Closure disrupts restaurant's feeding tradition
BY JOHN COX Californian staff writer jcox@bakersfield.com
A California Avenue restaurant that has fed the hungry around Thanksgiving and again at Christmas for more than two decades has shut down, leaving the fate of the feeding operation up in the air.
Clay's Restaurant at 1530 California Ave. closed Friday, the owners' daughter, Annie Hutchings, said Tuesday. She added that all its employees there were moved to the chain's other location.
She said it's unclear whether the family's feeding tradition will be moved to the other Clay's at 1500 Wible Road. There's no time to arrange a feeding for later this month, and the family doesn't want to disturb its neighbors on Wible.

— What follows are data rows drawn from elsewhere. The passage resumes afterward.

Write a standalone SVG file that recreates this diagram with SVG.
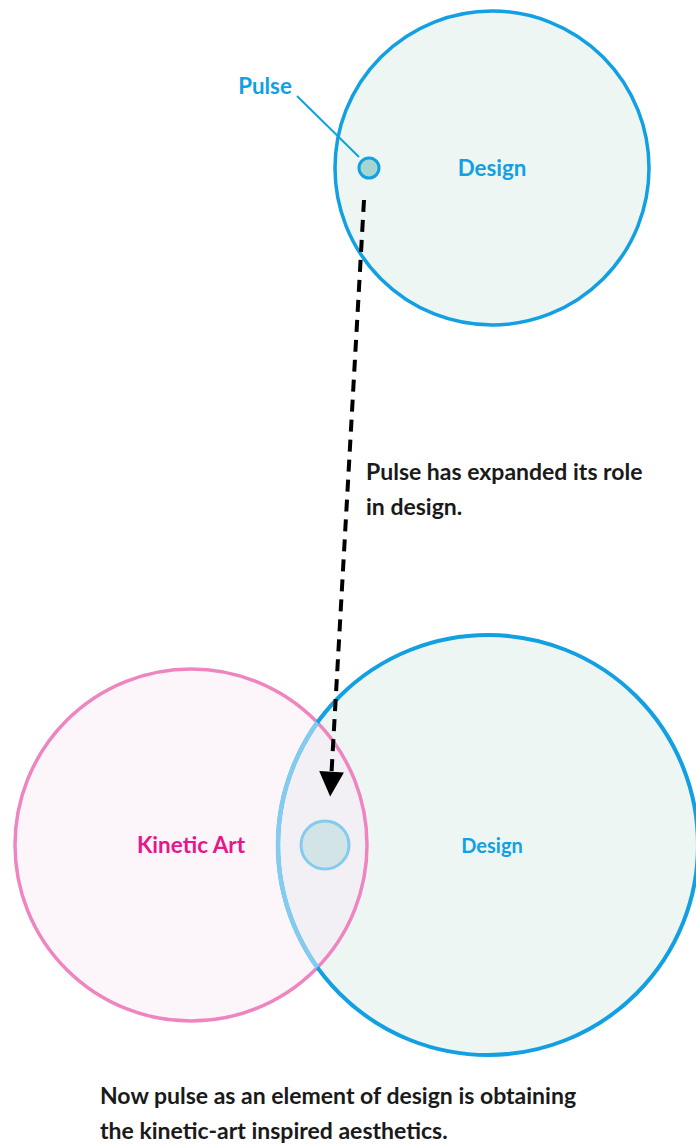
<svg xmlns="http://www.w3.org/2000/svg" width="696" height="1146" viewBox="0 0 696 1146">
<style>
text{font-family:Lato,"Open Sans","Liberation Sans",sans-serif;font-weight:bold}
.blue{fill:#12a0e3;font-size:22.3px}
.body{fill:#1a1a1a;font-size:23px}
</style>
<defs>
<clipPath id="kin"><circle cx="191" cy="845" r="176"/></clipPath>
<marker id="ah" viewBox="0 0 10 10" refX="9" refY="5" markerWidth="6.8" markerHeight="6.2" markerUnits="strokeWidth" orient="auto"><path d="M0,0 L10,5 L0,10 z" fill="#000"/></marker>
</defs>
<rect width="696" height="1146" fill="#fff"/>
<g id="design-top">
<circle cx="492" cy="168" r="157" fill="#edf6f3" stroke="#12a0e3" stroke-width="3.5"/>
<text class="blue" x="492" y="176" text-anchor="middle">Design</text>
</g>
<g id="pulse-top">
<circle cx="369" cy="168" r="10" fill="#a7d6d0" stroke="#12a0e3" stroke-width="3"/>
<line x1="297" y1="96" x2="359" y2="157" stroke="#12a0e3" stroke-width="2"/>
<text class="blue" x="265" y="94" text-anchor="middle">Pulse</text>
</g>
<g id="kinetic-art">
<circle cx="191" cy="845" r="176" fill="#fcf5f9"/>
</g>
<g id="design-bottom">
<circle cx="488" cy="845" r="210" fill="#edf6f3"/>
<circle cx="488" cy="845" r="210" fill="#f3f0f5" clip-path="url(#kin)"/>
<circle cx="191" cy="845" r="176" fill="none" stroke="#ee85c1" stroke-width="3.5"/>
<circle cx="488" cy="845" r="210" fill="none" stroke="#12a0e3" stroke-width="4"/>
<circle cx="488" cy="845" r="210" fill="none" stroke="#84ccef" stroke-width="4.5" clip-path="url(#kin)"/>
<text class="blue" x="492" y="853" text-anchor="middle" style="font-size:20px">Design</text>
<text x="191" y="853" text-anchor="middle" style="fill:#e6178a;font-size:22.5px">Kinetic Art</text>
</g>
<g id="pulse-bottom">
<circle cx="325" cy="845" r="24" fill="#d3e4e6" stroke="#84ccef" stroke-width="3"/>
</g>
<g id="connectors">
<line x1="364" y1="200" x2="330.3" y2="794" stroke="#000" stroke-width="4" stroke-dasharray="12,8" marker-end="url(#ah)"/>
</g>
<g id="labels">
<text class="body" x="366" y="480">Pulse has expanded its role</text>
<text class="body" x="366" y="515">in design.</text>
<text class="body" x="100" y="1104">Now pulse as an element of design is obtaining</text>
<text class="body" x="100" y="1139">the kinetic-art inspired aesthetics.</text>
</g>
</svg>
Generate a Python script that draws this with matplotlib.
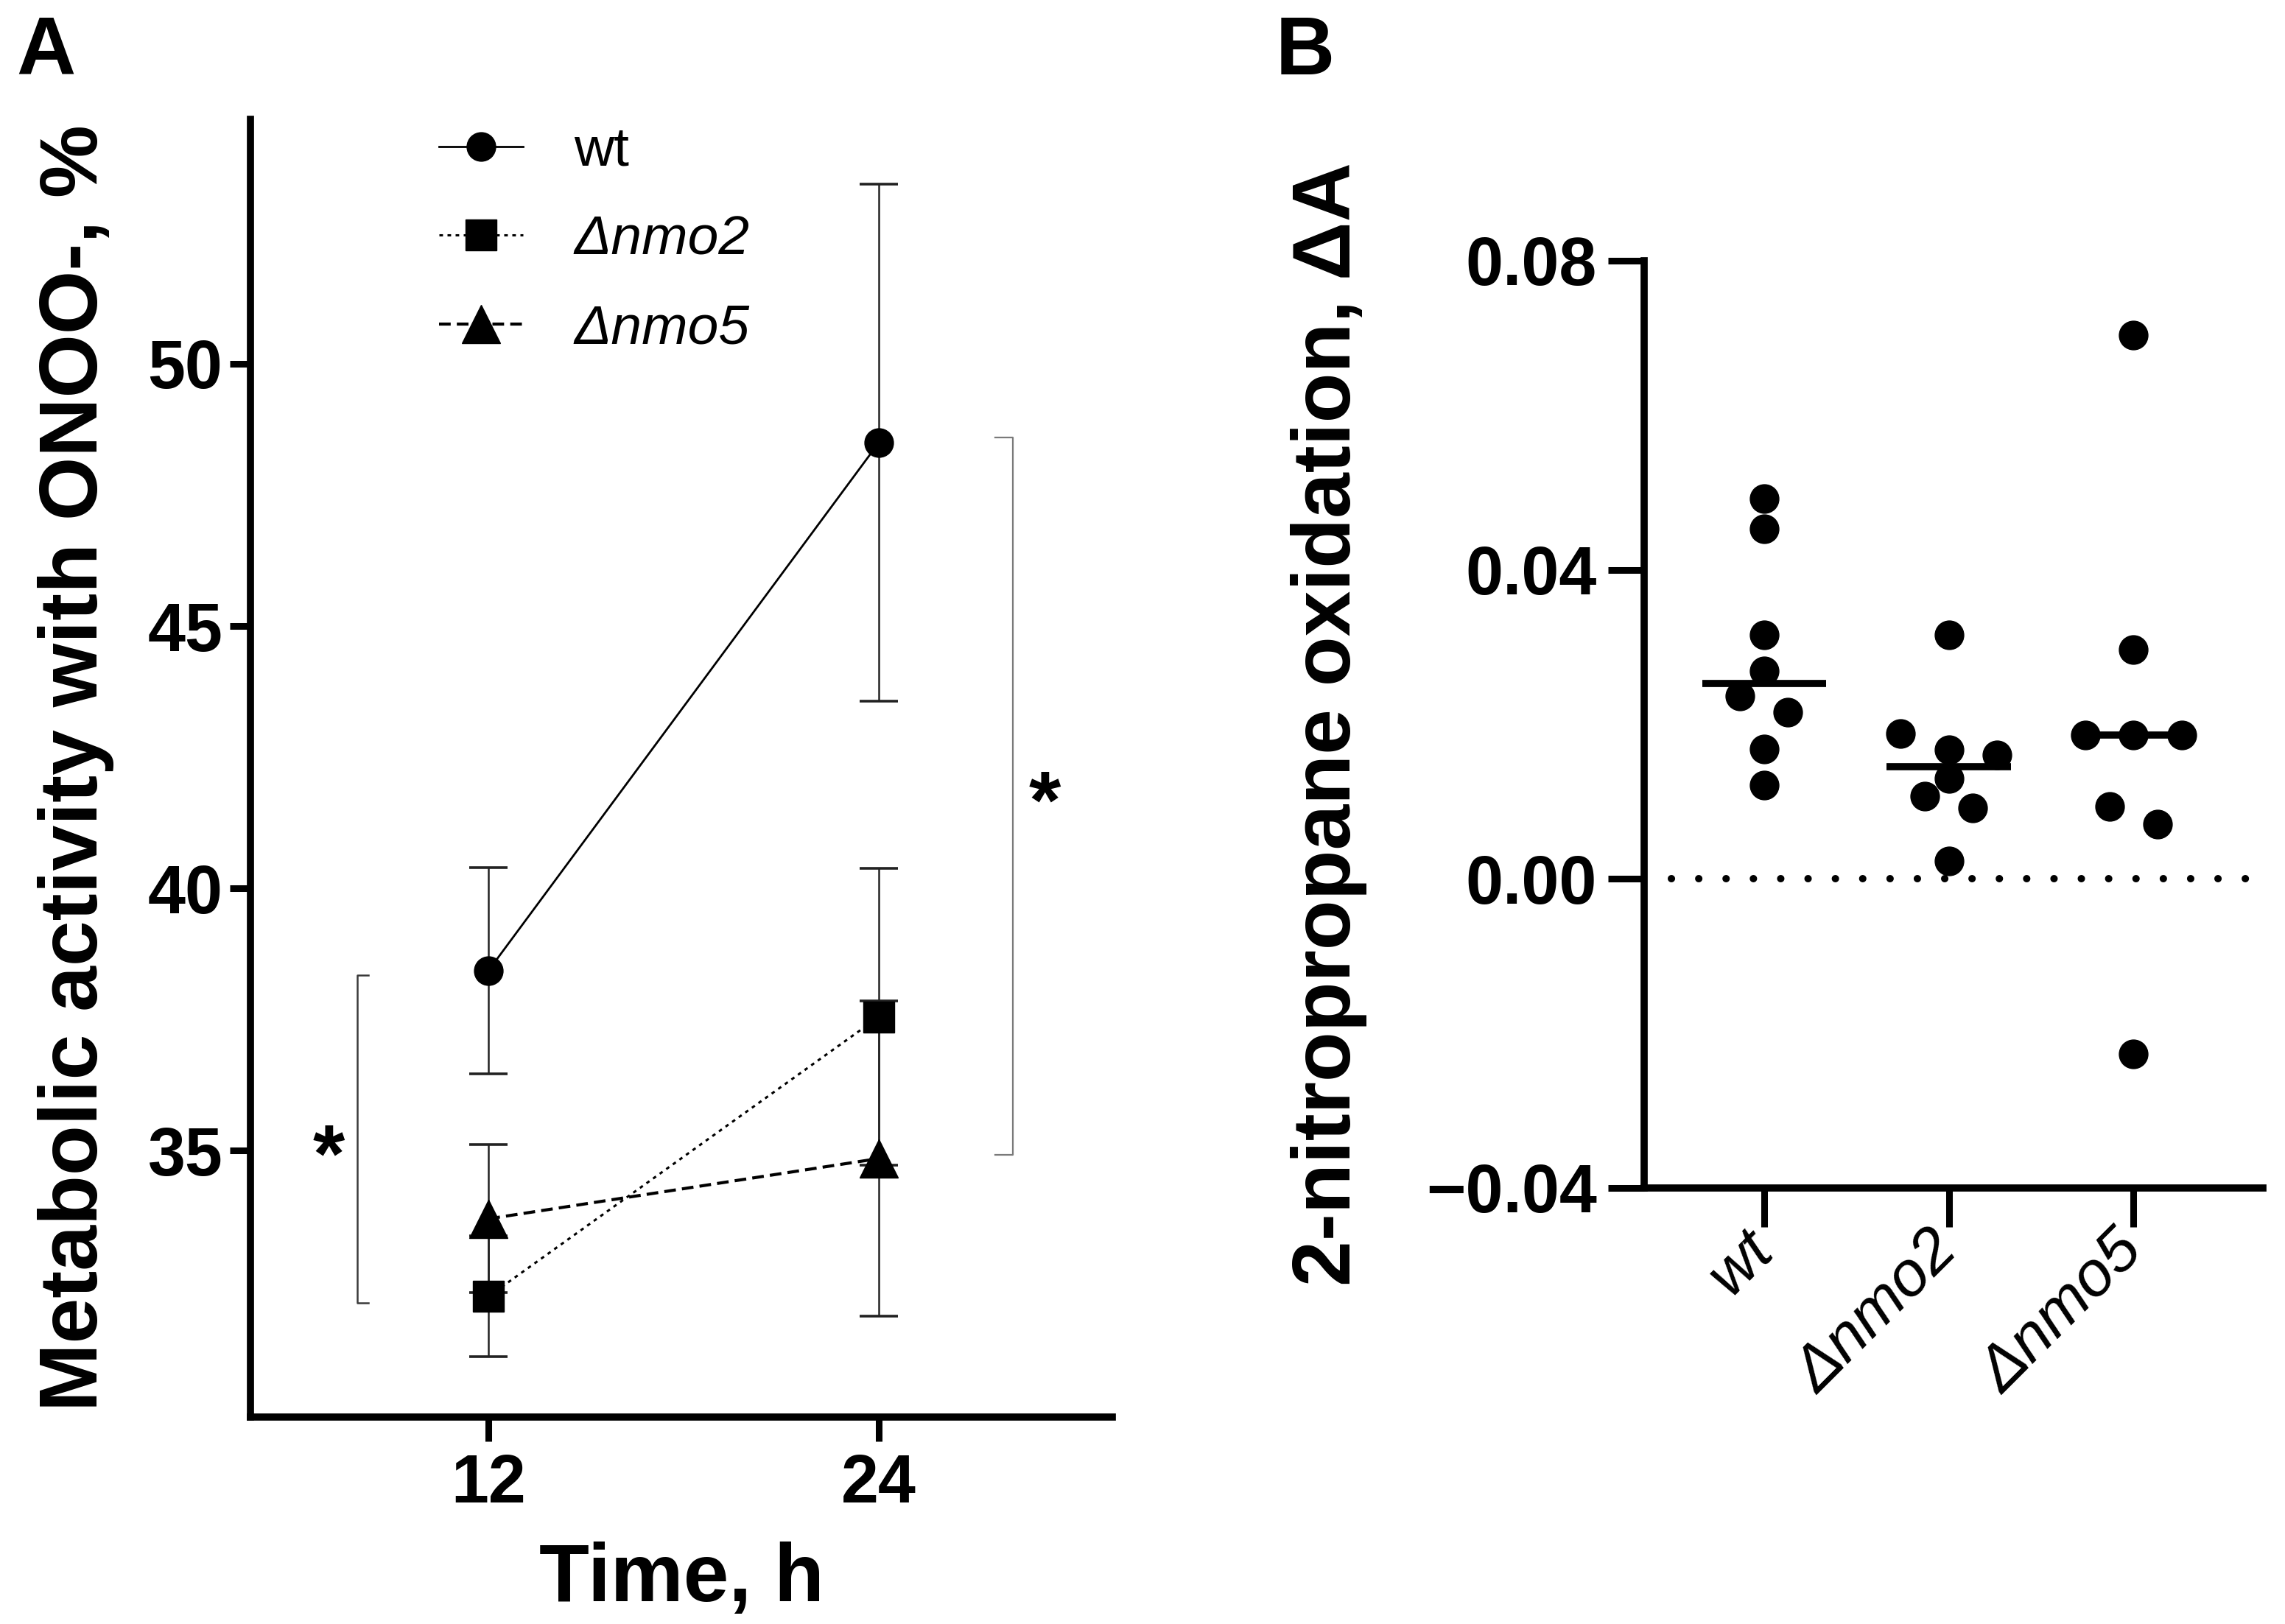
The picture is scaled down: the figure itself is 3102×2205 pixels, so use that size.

"I don't know what's going to happen," she said. "We may end up taking food to the homeless center."
The reason for the change is that her parents, Victor and Isabel Romero, are nearly 80 years old and after working 15 hours a day, seven days a week, Hutchings said, "it's time for them to slow down a little bit."
Going forward, the expectation is that the program will continue in one form or another. Hutchings said her father, who came up with the "no questions asked" feeding program over dinner 22 years ago, expects her to continue the tradition.
"My father is very convincing when it comes to his child, which is me," she said.